If your roommates are not named on the account and the account is in your name, and there is no co-signer, the debt is yours and yours alone. You have no grounds to sue anybody in small claims court unless you have a contract entered into with the roommates as signatories and it was duly signed, notarized, and witnessed. Not likely. Otherwise you would have breach of contract and a lawyer, instead of having your thumb in your mouth, asking strangers dumb questions. If I were you, I’d try to find Jack Reacher or a reasonable facsimile thereof, to go have a “talk” with your “roommates”. Of course, then you’d have to pay him a fee, unless he felt sorry for you.

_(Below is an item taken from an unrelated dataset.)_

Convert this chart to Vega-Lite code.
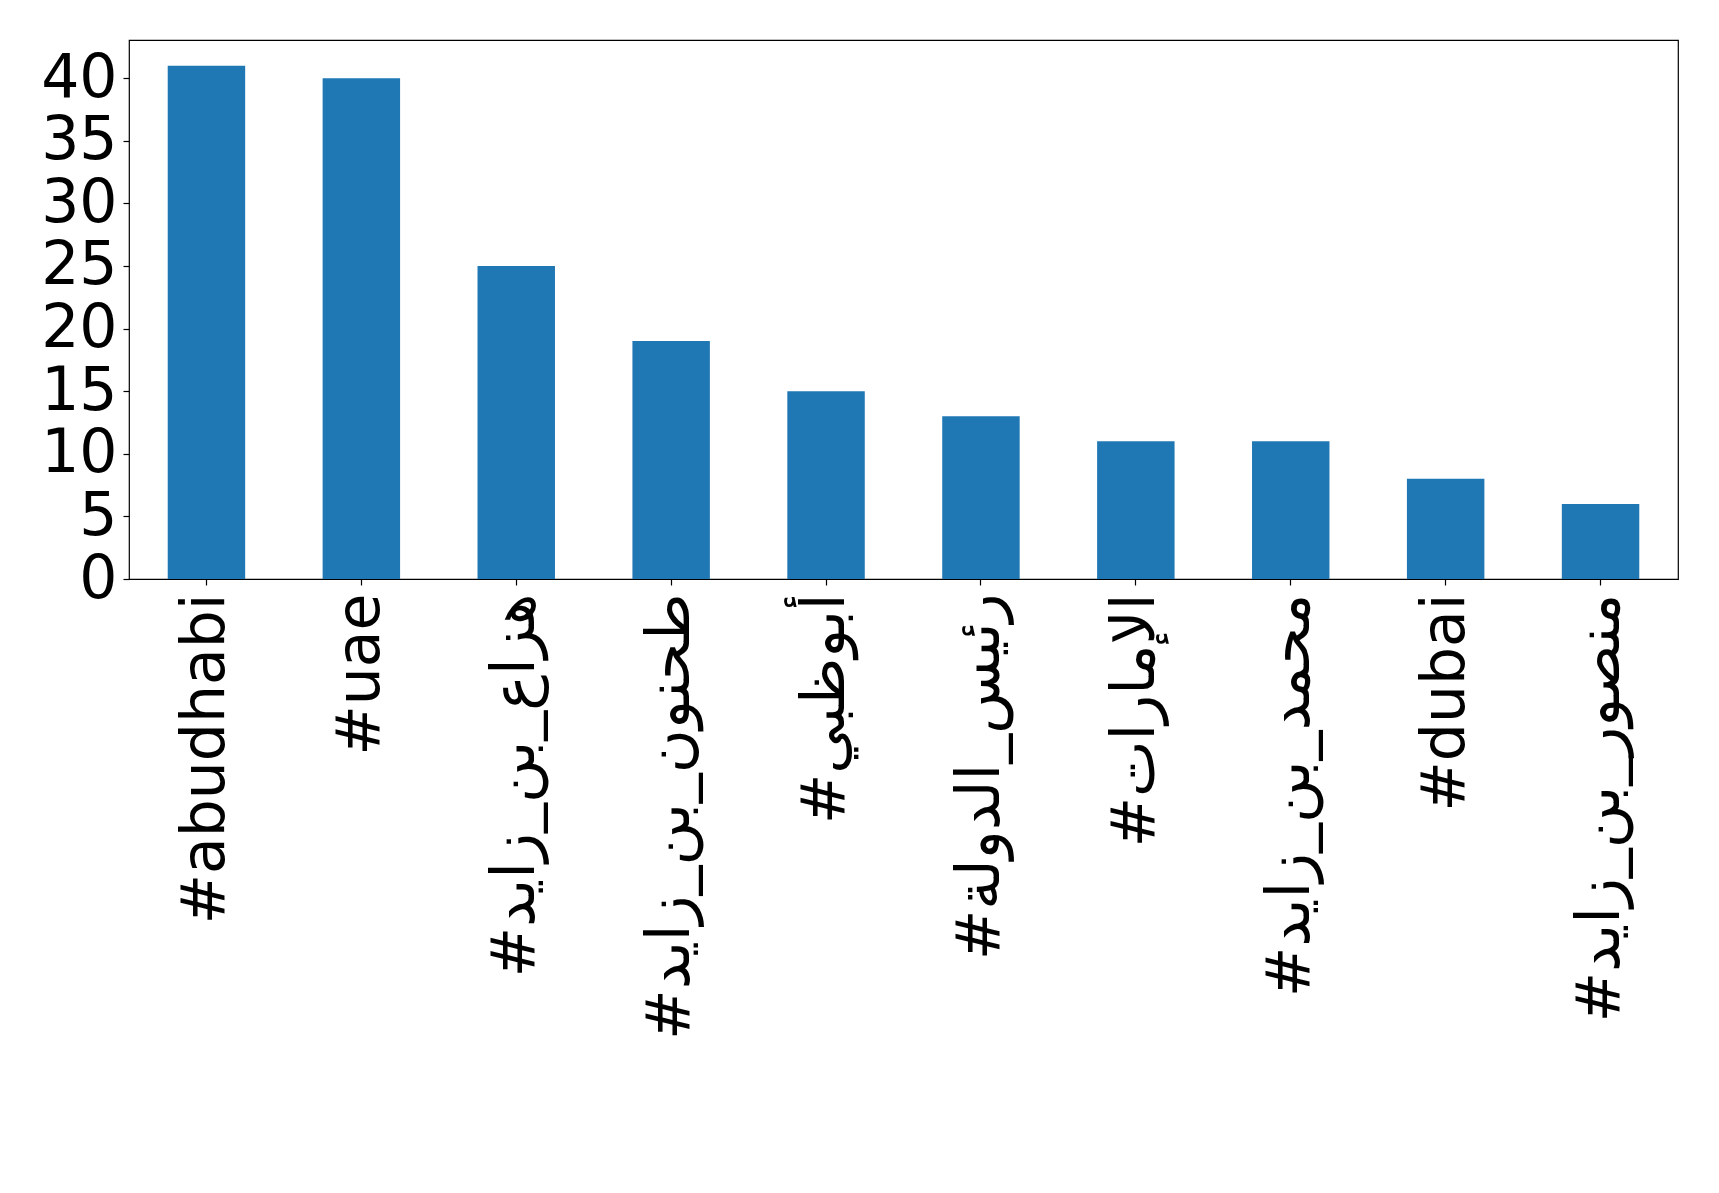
{
  "$schema": "https://vega.github.io/schema/vega-lite/v6.json",
  "width": 1549,
  "height": 539,
  "autosize": "none",
  "padding": {"left": 129, "top": 40, "right": 41, "bottom": 614},
  "background": "white",
  "config": {
    "view": {"stroke": "black", "strokeWidth": 1.2},
    "font": "DejaVu Sans"
  },
  "data": {
    "values": [
      {"hashtag": "#abudhabi", "count": 41},
      {"hashtag": "#uae", "count": 40},
      {"hashtag": "#هزاع_بن_زايد", "count": 25},
      {"hashtag": "#طحنون_بن_زايد", "count": 19},
      {"hashtag": "#أبوظبي", "count": 15},
      {"hashtag": "#رئيس_الدولة", "count": 13},
      {"hashtag": "#الإمارات", "count": 11},
      {"hashtag": "#محمد_بن_زايد", "count": 11},
      {"hashtag": "#dubai", "count": 8},
      {"hashtag": "#منصور_بن_زايد", "count": 6}
    ]
  },
  "mark": {"type": "bar", "color": "#1f77b4"},
  "encoding": {
    "x": {
      "field": "hashtag",
      "type": "nominal",
      "sort": null,
      "scale": {"paddingInner": 0.5, "paddingOuter": 0.25},
      "axis": {
        "title": null,
        "labelAngle": -90,
        "labelFont": "DejaVu Sans",
        "labelFontSize": 60,
        "labelColor": "black",
        "labelPadding": 8,
        "labelLimit": 0,
        "labelOverlap": false,
        "tickColor": "black",
        "tickSize": 6,
        "tickWidth": 1.2,
        "domain": false,
        "grid": false
      }
    },
    "y": {
      "field": "count",
      "type": "quantitative",
      "scale": {"domain": [0, 43.05], "nice": false, "zero": true},
      "axis": {
        "title": null,
        "values": [0, 5, 10, 15, 20, 25, 30, 35, 40],
        "labelFont": "DejaVu Sans",
        "labelFontSize": 60,
        "labelColor": "black",
        "labelPadding": 6,
        "labelOverlap": false,
        "labelFlush": false,
        "tickColor": "black",
        "tickSize": 6,
        "tickWidth": 1.2,
        "domain": false,
        "grid": false
      }
    }
  }
}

” You have no grounds to sue anybody in small claims court unless you have a contract entered into with the roommates as signatories and it was duly signed, notarized, and witnessed. “
Oral agreements can be enforced and have been the bases for wins in court.
The debt is his alone to the electric company, but he will have a contract claim against his roommates for their portion if they don’t pay. A contract doesn’t need to be in writing.
It may or may not be covered by the statute of frauds in his state (it is not a contract for sale of real property, for the sale of goods worth more than $500, or that cannot be performed in less than one year), but oral agreements are usually sufficient in small claims court. If he wins in small claims court he will get a judgment that he can frame and put on his wall (but probably never collect).